--- WRITTEN EXERCISE ---
Only the pictures are omitted; repeat all other data exactly.

▼

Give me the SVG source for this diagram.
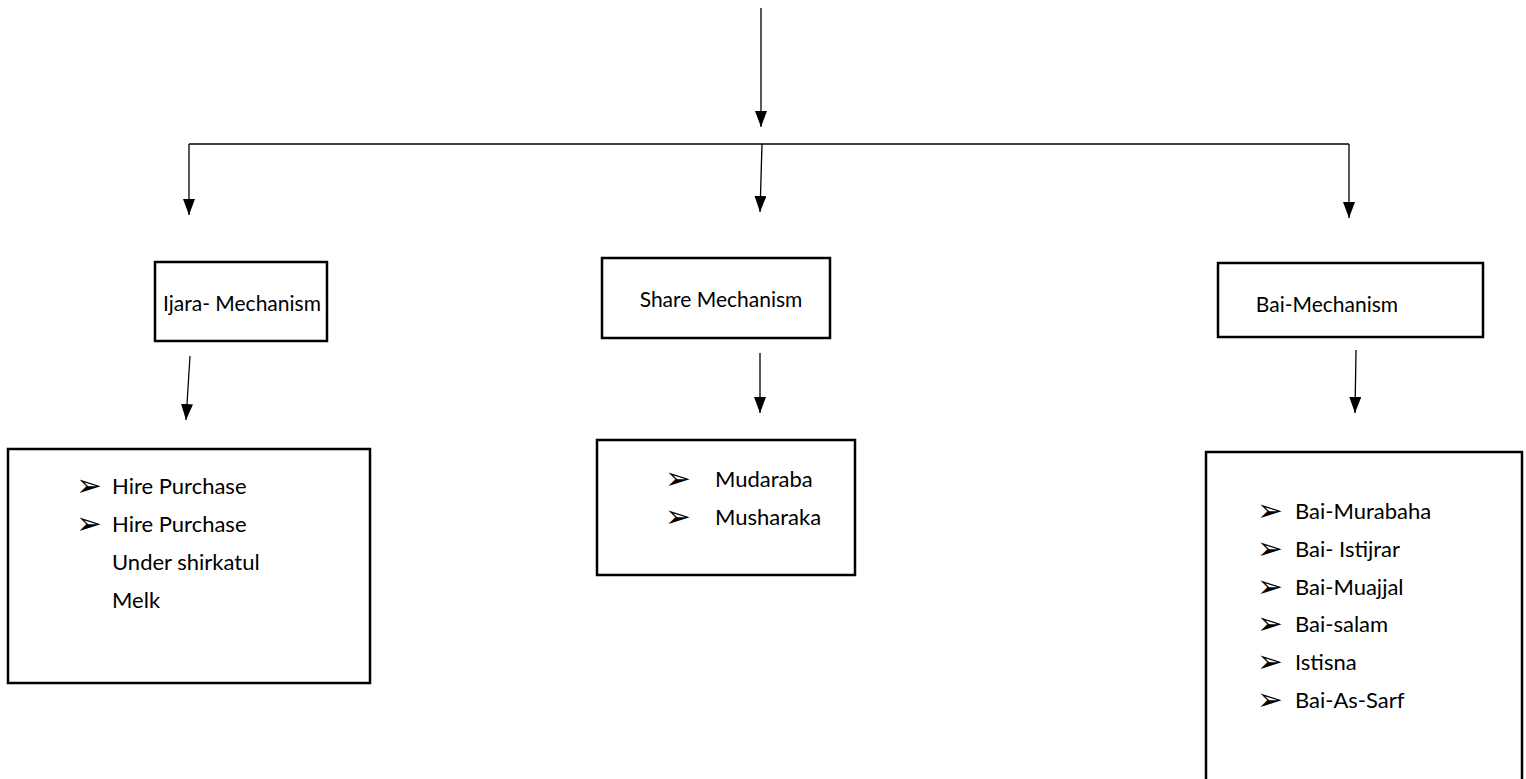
<svg xmlns="http://www.w3.org/2000/svg" width="1526" height="779" viewBox="0 0 1526 779">
<defs>
<marker id="ah" viewBox="0 0 16 12" refX="16" refY="6" markerWidth="16" markerHeight="12" markerUnits="userSpaceOnUse" orient="auto">
<path d="M0,0 L16,6 L0,12 z" fill="#000"/>
</marker>
<style>
.box{fill:#fff;stroke:#000;stroke-width:2.5}
.t{font-family:Lato,"Liberation Sans",sans-serif;font-size:21px;fill:#000}
.h{text-anchor:middle}
.l{font-size:22px}
.b{font-family:"DejaVu Sans",sans-serif;font-size:31px;fill:#000}
.c{fill:none;stroke:#000;stroke-width:1.3}
</style>
</defs>
<rect width="1526" height="779" fill="#fff"/>
<g id="connectors">
<path class="c" d="M761,8 L761,127" marker-end="url(#ah)"/>
<path class="c" d="M189,144 L1349,144"/>
<path class="c" d="M189,144 L189,215" marker-end="url(#ah)"/>
<path class="c" d="M762,144 L760,212" marker-end="url(#ah)"/>
<path class="c" d="M1349,144 L1349,218" marker-end="url(#ah)"/>
<path class="c" d="M190,356 L186,420" marker-end="url(#ah)"/>
<path class="c" d="M760,353 L760,413" marker-end="url(#ah)"/>
<path class="c" d="M1356,350 L1355,413" marker-end="url(#ah)"/>
</g>
<g id="ijara">
<rect class="box" x="155" y="262" width="172" height="79"/>
<text class="t h" x="242" y="311">Ijara- Mechanism</text>
</g>
<g id="share">
<rect class="box" x="602" y="258" width="228" height="80"/>
<text class="t h" x="721" y="307">Share Mechanism</text>
</g>
<g id="bai">
<rect class="box" x="1218" y="263" width="265" height="74"/>
<text class="t h" x="1327" y="312">Bai-Mechanism</text>
</g>
<g id="ijara-list">
<rect class="box" x="8" y="449" width="362" height="234"/>
<text class="b" x="76" y="496">➢</text>
<text class="t l" x="112" y="494">Hire Purchase</text>
<text class="b" x="76" y="534">➢</text>
<text class="t l" x="112" y="532">Hire Purchase</text>
<text class="t l" x="112" y="570">Under shirkatul</text>
<text class="t l" x="112" y="608">Melk</text>
</g>
<g id="share-list">
<rect class="box" x="597" y="440" width="258" height="135"/>
<text class="b" x="665" y="489">➢</text>
<text class="t l" x="715" y="487">Mudaraba</text>
<text class="b" x="665" y="527">➢</text>
<text class="t l" x="715" y="525">Musharaka</text>
</g>
<g id="bai-list">
<rect class="box" x="1206" y="452" width="316" height="360"/>
<text class="b" x="1257" y="521">➢</text>
<text class="t l" x="1295" y="519">Bai-Murabaha</text>
<text class="b" x="1257" y="559">➢</text>
<text class="t l" x="1295" y="557">Bai- Istijrar</text>
<text class="b" x="1257" y="597">➢</text>
<text class="t l" x="1295" y="595">Bai-Muajjal</text>
<text class="b" x="1257" y="634">➢</text>
<text class="t l" x="1295" y="632">Bai-salam</text>
<text class="b" x="1257" y="672">➢</text>
<text class="t l" x="1295" y="670">Istisna</text>
<text class="b" x="1257" y="710">➢</text>
<text class="t l" x="1295" y="708">Bai-As-Sarf</text>
</g>
</svg>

▲

--- RESPONSE BELOW ---
Give me the SVG source for this diagram.
<svg xmlns="http://www.w3.org/2000/svg" width="1526" height="779" viewBox="0 0 1526 779">
<defs>
<marker id="ah" viewBox="0 0 16 12" refX="16" refY="6" markerWidth="16" markerHeight="12" markerUnits="userSpaceOnUse" orient="auto">
<path d="M0,0 L16,6 L0,12 z" fill="#000"/>
</marker>
<style>
.box{fill:#fff;stroke:#000;stroke-width:2.5}
.t{font-family:Lato,"Liberation Sans",sans-serif;font-size:21px;fill:#000}
.h{text-anchor:middle}
.l{font-size:22px}
.b{font-family:"DejaVu Sans",sans-serif;font-size:31px;fill:#000}
.c{fill:none;stroke:#000;stroke-width:1.3}
</style>
</defs>
<rect width="1526" height="779" fill="#fff"/>
<g id="connectors">
<path class="c" d="M761,8 L761,127" marker-end="url(#ah)"/>
<path class="c" d="M189,144 L1349,144"/>
<path class="c" d="M189,144 L189,215" marker-end="url(#ah)"/>
<path class="c" d="M762,144 L760,212" marker-end="url(#ah)"/>
<path class="c" d="M1349,144 L1349,218" marker-end="url(#ah)"/>
<path class="c" d="M190,356 L186,420" marker-end="url(#ah)"/>
<path class="c" d="M760,353 L760,413" marker-end="url(#ah)"/>
<path class="c" d="M1356,350 L1355,413" marker-end="url(#ah)"/>
</g>
<g id="ijara">
<rect class="box" x="155" y="262" width="172" height="79"/>
<text class="t h" x="242" y="311">Ijara- Mechanism</text>
</g>
<g id="share">
<rect class="box" x="602" y="258" width="228" height="80"/>
<text class="t h" x="721" y="307">Share Mechanism</text>
</g>
<g id="bai">
<rect class="box" x="1218" y="263" width="265" height="74"/>
<text class="t h" x="1327" y="312">Bai-Mechanism</text>
</g>
<g id="ijara-list">
<rect class="box" x="8" y="449" width="362" height="234"/>
<text class="b" x="76" y="496">➢</text>
<text class="t l" x="112" y="494">Hire Purchase</text>
<text class="b" x="76" y="534">➢</text>
<text class="t l" x="112" y="532">Hire Purchase</text>
<text class="t l" x="112" y="570">Under shirkatul</text>
<text class="t l" x="112" y="608">Melk</text>
</g>
<g id="share-list">
<rect class="box" x="597" y="440" width="258" height="135"/>
<text class="b" x="665" y="489">➢</text>
<text class="t l" x="715" y="487">Mudaraba</text>
<text class="b" x="665" y="527">➢</text>
<text class="t l" x="715" y="525">Musharaka</text>
</g>
<g id="bai-list">
<rect class="box" x="1206" y="452" width="316" height="360"/>
<text class="b" x="1257" y="521">➢</text>
<text class="t l" x="1295" y="519">Bai-Murabaha</text>
<text class="b" x="1257" y="559">➢</text>
<text class="t l" x="1295" y="557">Bai- Istijrar</text>
<text class="b" x="1257" y="597">➢</text>
<text class="t l" x="1295" y="595">Bai-Muajjal</text>
<text class="b" x="1257" y="634">➢</text>
<text class="t l" x="1295" y="632">Bai-salam</text>
<text class="b" x="1257" y="672">➢</text>
<text class="t l" x="1295" y="670">Istisna</text>
<text class="b" x="1257" y="710">➢</text>
<text class="t l" x="1295" y="708">Bai-As-Sarf</text>
</g>
</svg>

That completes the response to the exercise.